## TO DO
Reproduce every entry exactly and leave its pictures out.

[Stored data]

= = = =

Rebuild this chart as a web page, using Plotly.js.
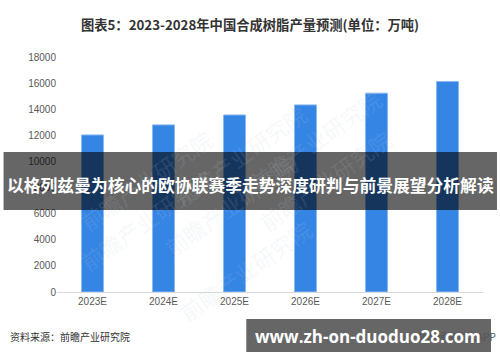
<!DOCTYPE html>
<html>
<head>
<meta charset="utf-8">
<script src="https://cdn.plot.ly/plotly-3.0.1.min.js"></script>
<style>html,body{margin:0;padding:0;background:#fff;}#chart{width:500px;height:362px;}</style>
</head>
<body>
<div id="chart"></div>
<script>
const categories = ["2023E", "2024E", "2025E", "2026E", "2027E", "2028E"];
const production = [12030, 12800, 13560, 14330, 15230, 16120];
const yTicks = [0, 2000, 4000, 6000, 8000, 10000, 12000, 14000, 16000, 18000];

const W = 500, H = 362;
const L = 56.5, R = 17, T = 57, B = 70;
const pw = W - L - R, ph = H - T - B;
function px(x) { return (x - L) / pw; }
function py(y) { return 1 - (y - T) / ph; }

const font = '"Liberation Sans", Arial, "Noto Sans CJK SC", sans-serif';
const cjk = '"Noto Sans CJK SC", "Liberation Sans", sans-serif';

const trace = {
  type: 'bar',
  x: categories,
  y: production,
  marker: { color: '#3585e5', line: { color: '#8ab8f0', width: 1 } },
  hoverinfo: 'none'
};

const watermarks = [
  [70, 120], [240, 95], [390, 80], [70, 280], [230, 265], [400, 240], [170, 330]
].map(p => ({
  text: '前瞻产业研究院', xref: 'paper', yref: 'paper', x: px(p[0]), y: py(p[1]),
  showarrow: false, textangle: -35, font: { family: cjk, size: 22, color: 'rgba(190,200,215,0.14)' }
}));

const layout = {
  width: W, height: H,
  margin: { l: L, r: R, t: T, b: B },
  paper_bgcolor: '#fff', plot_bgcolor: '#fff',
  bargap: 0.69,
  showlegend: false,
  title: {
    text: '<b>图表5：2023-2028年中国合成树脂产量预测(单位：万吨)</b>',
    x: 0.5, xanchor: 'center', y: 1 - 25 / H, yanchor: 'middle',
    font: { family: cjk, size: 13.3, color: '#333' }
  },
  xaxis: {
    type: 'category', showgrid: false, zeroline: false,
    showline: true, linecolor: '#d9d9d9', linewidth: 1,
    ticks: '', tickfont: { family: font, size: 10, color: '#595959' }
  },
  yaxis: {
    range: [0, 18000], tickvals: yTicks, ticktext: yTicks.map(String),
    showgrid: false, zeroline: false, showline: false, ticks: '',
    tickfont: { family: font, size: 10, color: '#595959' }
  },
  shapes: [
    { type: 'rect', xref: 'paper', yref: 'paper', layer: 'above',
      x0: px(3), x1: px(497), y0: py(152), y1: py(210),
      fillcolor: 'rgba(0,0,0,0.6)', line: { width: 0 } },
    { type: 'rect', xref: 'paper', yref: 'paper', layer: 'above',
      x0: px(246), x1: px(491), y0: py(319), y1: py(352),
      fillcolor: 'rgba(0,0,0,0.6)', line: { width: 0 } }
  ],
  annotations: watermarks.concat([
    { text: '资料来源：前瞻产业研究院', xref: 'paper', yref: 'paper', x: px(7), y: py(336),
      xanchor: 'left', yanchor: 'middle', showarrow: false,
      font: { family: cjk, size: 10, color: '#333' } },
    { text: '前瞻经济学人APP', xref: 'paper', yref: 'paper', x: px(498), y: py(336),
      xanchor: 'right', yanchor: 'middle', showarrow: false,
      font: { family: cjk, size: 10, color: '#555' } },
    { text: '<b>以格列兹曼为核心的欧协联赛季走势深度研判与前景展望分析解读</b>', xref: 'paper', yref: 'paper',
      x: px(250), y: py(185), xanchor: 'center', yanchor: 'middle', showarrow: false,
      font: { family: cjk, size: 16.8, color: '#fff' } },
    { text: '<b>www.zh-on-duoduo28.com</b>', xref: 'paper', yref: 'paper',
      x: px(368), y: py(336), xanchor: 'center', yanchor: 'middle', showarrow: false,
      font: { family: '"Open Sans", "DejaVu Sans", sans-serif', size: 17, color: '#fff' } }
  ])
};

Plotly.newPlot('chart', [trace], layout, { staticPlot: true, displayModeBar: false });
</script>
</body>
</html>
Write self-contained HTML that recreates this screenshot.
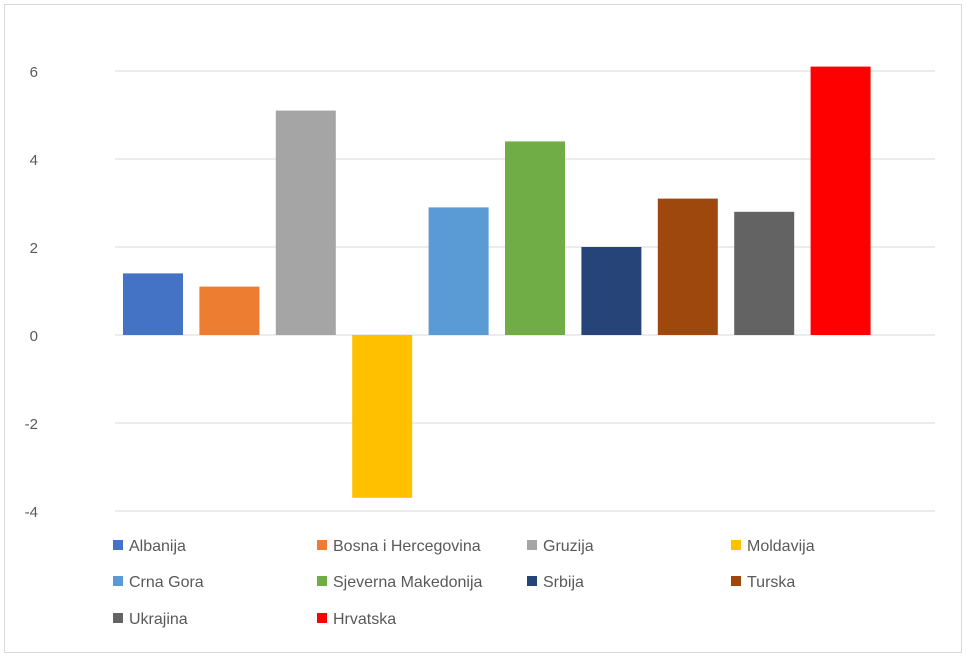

= = = =

## WRITTEN SOLUTION
Rebuild this chart as a web page, using Plotly.js.
<!DOCTYPE html>
<html>
<head>
<meta charset="utf-8">
<script src="https://cdn.plot.ly/plotly-3.0.1.min.js"></script>
<style>html,body{margin:0;padding:0;background:#fff;}#chart{width:500px;height:362px;}</style>
</head>
<body>
<div id="chart"></div>
<script>
const categories = ["2023E", "2024E", "2025E", "2026E", "2027E", "2028E"];
const production = [12030, 12800, 13560, 14330, 15230, 16120];
const yTicks = [0, 2000, 4000, 6000, 8000, 10000, 12000, 14000, 16000, 18000];

const W = 500, H = 362;
const L = 56.5, R = 17, T = 57, B = 70;
const pw = W - L - R, ph = H - T - B;
function px(x) { return (x - L) / pw; }
function py(y) { return 1 - (y - T) / ph; }

const font = '"Liberation Sans", Arial, "Noto Sans CJK SC", sans-serif';
const cjk = '"Noto Sans CJK SC", "Liberation Sans", sans-serif';

const trace = {
  type: 'bar',
  x: categories,
  y: production,
  marker: { color: '#3585e5', line: { color: '#8ab8f0', width: 1 } },
  hoverinfo: 'none'
};

const watermarks = [
  [70, 120], [240, 95], [390, 80], [70, 280], [230, 265], [400, 240], [170, 330]
].map(p => ({
  text: '前瞻产业研究院', xref: 'paper', yref: 'paper', x: px(p[0]), y: py(p[1]),
  showarrow: false, textangle: -35, font: { family: cjk, size: 22, color: 'rgba(190,200,215,0.14)' }
}));

const layout = {
  width: W, height: H,
  margin: { l: L, r: R, t: T, b: B },
  paper_bgcolor: '#fff', plot_bgcolor: '#fff',
  bargap: 0.69,
  showlegend: false,
  title: {
    text: '<b>图表5：2023-2028年中国合成树脂产量预测(单位：万吨)</b>',
    x: 0.5, xanchor: 'center', y: 1 - 25 / H, yanchor: 'middle',
    font: { family: cjk, size: 13.3, color: '#333' }
  },
  xaxis: {
    type: 'category', showgrid: false, zeroline: false,
    showline: true, linecolor: '#d9d9d9', linewidth: 1,
    ticks: '', tickfont: { family: font, size: 10, color: '#595959' }
  },
  yaxis: {
    range: [0, 18000], tickvals: yTicks, ticktext: yTicks.map(String),
    showgrid: false, zeroline: false, showline: false, ticks: '',
    tickfont: { family: font, size: 10, color: '#595959' }
  },
  shapes: [
    { type: 'rect', xref: 'paper', yref: 'paper', layer: 'above',
      x0: px(3), x1: px(497), y0: py(152), y1: py(210),
      fillcolor: 'rgba(0,0,0,0.6)', line: { width: 0 } },
    { type: 'rect', xref: 'paper', yref: 'paper', layer: 'above',
      x0: px(246), x1: px(491), y0: py(319), y1: py(352),
      fillcolor: 'rgba(0,0,0,0.6)', line: { width: 0 } }
  ],
  annotations: watermarks.concat([
    { text: '资料来源：前瞻产业研究院', xref: 'paper', yref: 'paper', x: px(7), y: py(336),
      xanchor: 'left', yanchor: 'middle', showarrow: false,
      font: { family: cjk, size: 10, color: '#333' } },
    { text: '前瞻经济学人APP', xref: 'paper', yref: 'paper', x: px(498), y: py(336),
      xanchor: 'right', yanchor: 'middle', showarrow: false,
      font: { family: cjk, size: 10, color: '#555' } },
    { text: '<b>以格列兹曼为核心的欧协联赛季走势深度研判与前景展望分析解读</b>', xref: 'paper', yref: 'paper',
      x: px(250), y: py(185), xanchor: 'center', yanchor: 'middle', showarrow: false,
      font: { family: cjk, size: 16.8, color: '#fff' } },
    { text: '<b>www.zh-on-duoduo28.com</b>', xref: 'paper', yref: 'paper',
      x: px(368), y: py(336), xanchor: 'center', yanchor: 'middle', showarrow: false,
      font: { family: '"Open Sans", "DejaVu Sans", sans-serif', size: 17, color: '#fff' } }
  ])
};

Plotly.newPlot('chart', [trace], layout, { staticPlot: true, displayModeBar: false });
</script>
</body>
</html>
Write self-contained HTML that recreates this screenshot.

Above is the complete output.